Je suis généralement d’accord avec les propos de Judith Butler dans cet article. Sauf sur la question du voile. Je reconnais la position américaine ultra libérale en matière de pratiques religieuses. Ce que je ne comprends pas c’est comment une philosophe théorisant avec talent le poids des dominations sur les minorités peut légitimer une de ses formes les plus caricaturales et symboliquement violentes .Elle nous dit dans cet article que c’est un moyen pour ces femmes qui « choisissent » le voile de s’enraciner dans leur culture. Donc le choix de l’excision des petites filles doit être maintenu au prétexte qu’il est une pratique culturelle, tout comme la lapidation des femmes adultères? On peut même dire que le refus de certains états d’autoriser le recours à l’avortement ou de l’encadrer très strictement est aussi une pratique culturelle acceptable….

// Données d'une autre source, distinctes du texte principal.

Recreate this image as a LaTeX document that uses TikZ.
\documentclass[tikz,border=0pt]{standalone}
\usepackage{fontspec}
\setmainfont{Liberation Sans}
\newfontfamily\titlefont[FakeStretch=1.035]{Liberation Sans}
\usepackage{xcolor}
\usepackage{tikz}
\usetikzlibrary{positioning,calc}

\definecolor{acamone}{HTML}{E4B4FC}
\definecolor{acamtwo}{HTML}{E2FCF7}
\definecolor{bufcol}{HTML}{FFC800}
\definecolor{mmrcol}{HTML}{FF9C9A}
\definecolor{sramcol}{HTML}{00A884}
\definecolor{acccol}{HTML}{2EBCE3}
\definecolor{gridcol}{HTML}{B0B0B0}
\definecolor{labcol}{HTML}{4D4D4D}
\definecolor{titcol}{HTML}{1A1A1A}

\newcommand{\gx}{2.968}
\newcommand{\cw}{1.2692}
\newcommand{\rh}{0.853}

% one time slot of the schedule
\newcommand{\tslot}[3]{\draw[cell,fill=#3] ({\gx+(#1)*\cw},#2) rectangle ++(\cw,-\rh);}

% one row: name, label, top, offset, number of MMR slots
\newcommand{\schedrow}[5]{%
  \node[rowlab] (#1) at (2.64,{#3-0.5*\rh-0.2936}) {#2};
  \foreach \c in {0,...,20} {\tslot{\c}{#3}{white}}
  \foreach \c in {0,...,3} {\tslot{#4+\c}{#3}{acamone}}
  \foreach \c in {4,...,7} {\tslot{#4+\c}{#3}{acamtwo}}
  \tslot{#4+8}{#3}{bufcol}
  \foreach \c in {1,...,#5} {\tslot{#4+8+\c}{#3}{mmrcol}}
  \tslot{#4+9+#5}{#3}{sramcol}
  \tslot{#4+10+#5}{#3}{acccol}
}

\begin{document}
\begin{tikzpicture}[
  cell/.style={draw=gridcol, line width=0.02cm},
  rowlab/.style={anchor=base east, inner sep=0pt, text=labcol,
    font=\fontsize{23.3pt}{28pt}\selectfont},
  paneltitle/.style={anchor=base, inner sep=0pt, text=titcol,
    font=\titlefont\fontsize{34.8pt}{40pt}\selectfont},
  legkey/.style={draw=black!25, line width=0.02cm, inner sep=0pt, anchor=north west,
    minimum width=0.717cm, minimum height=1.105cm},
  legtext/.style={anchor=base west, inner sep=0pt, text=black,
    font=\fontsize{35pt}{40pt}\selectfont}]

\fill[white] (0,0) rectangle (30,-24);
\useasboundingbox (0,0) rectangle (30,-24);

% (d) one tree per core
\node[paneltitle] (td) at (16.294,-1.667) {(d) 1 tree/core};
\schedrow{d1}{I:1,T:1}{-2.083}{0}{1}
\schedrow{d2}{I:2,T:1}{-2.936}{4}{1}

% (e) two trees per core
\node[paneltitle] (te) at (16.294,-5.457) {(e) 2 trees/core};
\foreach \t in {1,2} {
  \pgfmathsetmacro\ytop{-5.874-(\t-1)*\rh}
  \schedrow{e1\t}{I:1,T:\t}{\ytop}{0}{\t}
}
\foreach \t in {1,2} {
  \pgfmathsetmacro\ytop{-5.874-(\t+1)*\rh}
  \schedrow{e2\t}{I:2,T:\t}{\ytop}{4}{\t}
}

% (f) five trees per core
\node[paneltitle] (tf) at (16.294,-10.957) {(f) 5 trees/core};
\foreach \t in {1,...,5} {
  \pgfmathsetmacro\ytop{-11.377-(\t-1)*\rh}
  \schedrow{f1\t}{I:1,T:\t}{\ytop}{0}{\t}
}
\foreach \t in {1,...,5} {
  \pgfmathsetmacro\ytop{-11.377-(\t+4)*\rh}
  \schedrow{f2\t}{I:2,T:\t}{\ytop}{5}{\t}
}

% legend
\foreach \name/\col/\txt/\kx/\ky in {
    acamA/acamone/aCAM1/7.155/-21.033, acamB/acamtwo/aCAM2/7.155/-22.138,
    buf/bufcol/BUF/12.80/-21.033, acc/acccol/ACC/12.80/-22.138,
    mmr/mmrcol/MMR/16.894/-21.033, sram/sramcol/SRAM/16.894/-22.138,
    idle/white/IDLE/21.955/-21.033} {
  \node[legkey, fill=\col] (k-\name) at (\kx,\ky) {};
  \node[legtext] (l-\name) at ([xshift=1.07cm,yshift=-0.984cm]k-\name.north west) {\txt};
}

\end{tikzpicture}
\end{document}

Non l’argument ne tient décidément pas.
Le voile est un artefact de la domination patriarcale et religieuse sur les femmes, il s’inscrit une longue histoire de mise en coupe réglée des femmes et de leurs ventres que Françoise Héritier a fort bien expliqué. Alors pourquoi, alors que Judith Butler est une partisane sans contestation possible de la lutte contre les formes diverses de domination, admet-elle cette domination particulière?

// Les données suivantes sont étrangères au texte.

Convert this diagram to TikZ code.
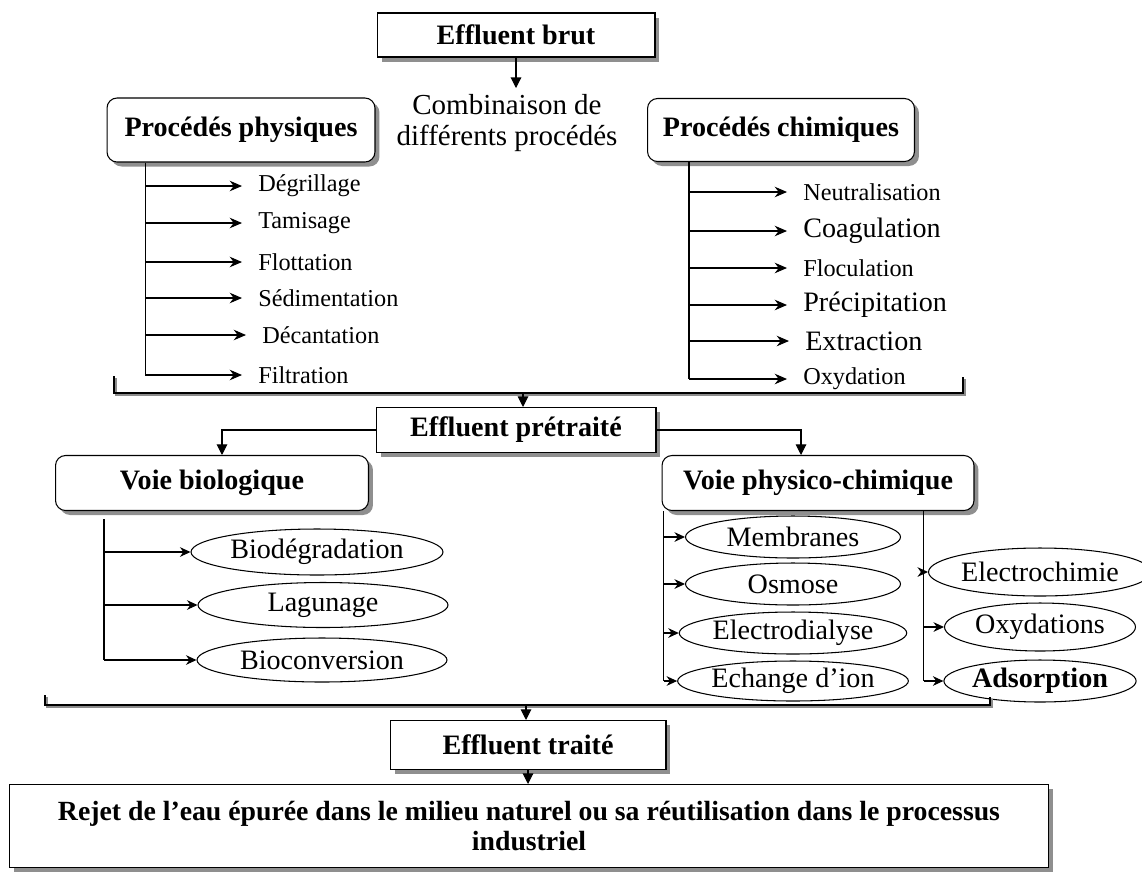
\documentclass[tikz,border=0pt]{standalone}
\usepackage{fontspec}
\setmainfont{Liberation Serif}
\usetikzlibrary{shapes.geometric, positioning, arrows.meta, shadows}

\begin{document}
\begin{tikzpicture}[x=0.02cm, y=-0.02cm, line width=0.6pt,
    every node/.style={font=\fontsize{13.8}{16}\selectfont},
    titlebox/.style={draw, fill=white, inner sep=2pt, font=\fontsize{16}{19}\selectfont\bfseries,
        drop shadow={shadow xshift=0.09cm, shadow yshift=-0.09cm, fill=black!55, opacity=0.8}},
    roundbox/.style={titlebox, rounded corners=0.2cm},
    item/.style={anchor=west, inner sep=1pt},
    bigitem/.style={item, font=\fontsize{16}{19}\selectfont},
    oval/.style={draw, ellipse, inner sep=0pt, font=\fontsize{16}{19}\selectfont},
    arr/.style={-{Stealth[length=7pt, width=6pt]}, shorten >=0.28cm},
    ovalarr/.style={-{Stealth[length=6pt, width=5.5pt]}},
    tip/.style={-{Triangle[length=6pt, width=6pt]}},
    brk/.style={line width=0.9pt},
    brkshadow/.style={line width=1.2pt, black!45}]
    \useasboundingbox (0,0) rectangle (1142,873);

    % Top of the chain
    \node[titlebox, minimum width=5.56cm, minimum height=0.88cm] (brut) at (516,35) {Effluent brut};
    \node[align=center, font=\fontsize{16.5}{17.6}\selectfont] (comb) at (507,123) {Combinaison de\\différents procédés};
    \node[roundbox, minimum width=5.36cm, minimum height=1.28cm] (phys) at (241,130) {Procédés physiques};
    \node[roundbox, minimum width=5.34cm, minimum height=1.26cm] (chim) at (781,130) {Procédés chimiques};
    \draw[tip] (brut.south) -- (brut.south |- comb.north);

    % Physical processes
    \node[item] (ph1) at (256,186) {Dégrillage};
    \node[item] (ph2) at (256,223) {Tamisage};
    \node[item] (ph3) at (256,262) {Flottation};
    \node[item] (ph4) at (256,298) {Sédimentation};
    \node[item] (ph5) at (260,335) {Décantation};
    \node[item] (ph6) at (256,375) {Filtration};
    \coordinate (pv) at ([xshift=0.78cm]phys.south west);
    \draw (pv) -- (pv |- ph6);
    \draw[arr] (pv |- ph1) -- (ph1.west);
    \draw[arr] (pv |- ph2) -- (ph2.west);
    \draw[arr] (pv |- ph3) -- (ph3.west);
    \draw[arr] (pv |- ph4) -- (ph4.west);
    \draw[arr] (pv |- ph5) -- (ph5.west);
    \draw[arr] (pv |- ph6) -- (ph6.west);

    % Chemical processes
    \node[item] (ch1) at (801,192) {Neutralisation};
    \node[bigitem] (ch2) at (801,231) {Coagulation};
    \node[item] (ch3) at (801,268) {Floculation};
    \node[bigitem] (ch4) at (801,305) {Précipitation};
    \node[bigitem] (ch5) at (803,341) {Extraction};
    \node[item] (ch6) at (801,379) {Oxydation};
    \coordinate (cv) at ([xshift=0.84cm]chim.south west);
    \draw (cv) -- (cv |- ch6);
    \draw[arr] (cv |- ch1) -- (ch1.west);
    \draw[arr] (cv |- ch2) -- (ch2.west);
    \draw[arr] (cv |- ch3) -- (ch3.west);
    \draw[arr] (cv |- ch4) -- (ch4.west);
    \draw[arr] (cv |- ch5) -- (ch5.west);
    \draw[arr] (cv |- ch6) -- (ch6.west);

    % Upper bracket
    \coordinate (tl) at (114,376);
    \coordinate (tr) at (963,377);
    \coordinate (tmid) at (523,393);
    \draw[brkshadow] ([shift={(2,2)}]tl) -- ++(0,17) -| ([shift={(2,2)}]tr);
    \draw[brk] (tl) -- ++(0,17) -| (tr);

    % Pretreated effluent and the two ways
    \node[titlebox, minimum width=5.6cm, minimum height=0.9cm] (pre) at (516,430) {Effluent prétraité};
    \node[roundbox, minimum width=6.26cm, minimum height=1.1cm] (bio) at (212,483) {Voie biologique};
    \node[roundbox, minimum width=6.24cm, minimum height=1.1cm] (pc) at (818,483) {Voie physico-chimique};
    \draw[tip] (tmid) -- (tmid |- pre.north);
    \draw[tip] (pre.west) -| ([xshift=0.2cm]bio.north);
    \draw[tip] (pre.east) -| ([xshift=-0.34cm]pc.north);

    % Biological way
    \node[oval, minimum width=5.04cm, minimum height=0.92cm] (b1) at (317,552) {Biodégradation};
    \node[oval, minimum width=5cm, minimum height=0.9cm] (b2) at (323,605) {Lagunage};
    \node[oval, minimum width=5cm, minimum height=0.88cm] (b3) at (322,660) {Bioconversion};
    \coordinate (bv) at ([xshift=0.98cm, yshift=-0.16cm]bio.south west);
    \draw (bv) -- (bv |- b3);
    \draw[ovalarr] (bv |- b1) -- (b1.west);
    \draw[ovalarr] (bv |- b2) -- (b2.west);
    \draw[ovalarr] (bv |- b3) -- (b3.west);

    % Physico-chemical way, left column
    \node[oval, minimum width=4.3cm, minimum height=0.84cm] (m1) at (793,537) {Membranes};
    \node[oval, minimum width=4.3cm, minimum height=0.84cm] (m2) at (793,584) {Osmose};
    \node[oval, minimum width=4.3cm, minimum height=0.84cm] (m3) at (793,633) {Electrodialyse};
    \node[oval, minimum width=4.3cm, minimum height=0.8cm] (m4) at (793,681) {Echange d’ion};
    \coordinate (lv) at ([xshift=0.04cm]pc.south west);
    \draw (lv) -- (lv |- m4);
    \draw[ovalarr] (lv |- m1) -- (m1.west);
    \draw[ovalarr] (lv |- m2) -- (m2.west);
    \draw[ovalarr] (lv |- m3) -- (m3.west);
    \draw[ovalarr] (lv |- m4) -- (m4.west);

    % Physico-chemical way, right column
    \node[oval, minimum width=3.82cm, minimum height=0.96cm] (r1) at (1040,572) {Electrochimie};
    \node[oval, minimum width=3.82cm, minimum height=0.96cm] (r2) at (1040,627) {Oxydations};
    \node[oval, minimum width=3.82cm, minimum height=0.84cm, font=\fontsize{16}{19}\selectfont\bfseries] (r3) at (1040,681) {Adsorption};
    \coordinate (rv) at ([xshift=-1.02cm]pc.south east);
    \draw (rv) -- (rv |- r3);
    \draw[ovalarr] (rv |- r1) -- (r1.west);
    \draw[ovalarr] (rv |- r2) -- (r2.west);
    \draw[ovalarr] (rv |- r3) -- (r3.west);

    % Lower bracket
    \coordinate (bl) at (45,695);
    \coordinate (br) at (990,697);
    \coordinate (bmid) at (526,705);
    \draw[brkshadow] ([shift={(2,2)}]bl) -- ++(0,10) -| ([shift={(2,2)}]br);
    \draw[brk] (bl) -- ++(0,10) -| (br);

    % Treated effluent and release
    \node[titlebox, minimum width=5.52cm, minimum height=0.98cm] (traite) at (528,745) {Effluent traité};
    \node[titlebox, align=center, minimum width=20.8cm, minimum height=1.66cm,
        font=\fontsize{15.8}{17.6}\selectfont\bfseries] (rejet) at (529,826)
        {Rejet de l’eau épurée dans le milieu naturel ou sa réutilisation dans le processus\\industriel};
    \draw[tip] (bmid) -- (bmid |- traite.north);
    \draw[tip] (traite.south) -- (traite.south |- rejet.north);
\end{tikzpicture}
\end{document}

Mon hypothèse s’appuie sur sa définition des forces dominantes dans le contexte intellectuel états-unien. Comme elle le rappelle au début de l’entretien, l’ennemi s’incarne dans l’homme, blanc, hétéro. Il est la figure dominante contre laquelle les femmes, les gays et les noirs-américains, mais aussi les musulmans américains se sont dressés dans les années 60 pour reformuler une histoire vue du point de vue des dominés. On sait les dérives ridicules qui en ont parfois découlé: dénonciation de certains auteurs et « nettoyage » des bibliothèques, procès en sorcellerie…. Judith Butler semble ainsi oublier que la domination n’a pas de couleur. Blanche, noire, bistre, jaune, rouge ou grise, elle est le fait des hommes contre les femmes, parce que les femmes bénéficiaient de ce redoutable pouvoir de donner naissance au même et au différent, et que les hommes voyaient dans ce pouvoir une remise en cause possible des sociétés humaines nouvellement apparues. Le voile n’est pas un choix, il est le symbole de l’infériorisation et de l’infantilisation. Que certaines femmes se plaisent dans leurs chaînes ne signifient pas que la société doivent le supporter dans son champ public. Qu’une femme se voile en privé ne regarde qu’elle, mais qu’elle impose ce signe ostensible de rejet de l’autre non religieux ou différement religieux et de soumission sexuelle à la société civile n’est pas anodin.
La société américaine a choisi de tolérer toutes les sectes et leurs expressions diverses, la France a fait le choix de ne pas accepter n’importe quelle expression et c’est son choix de société.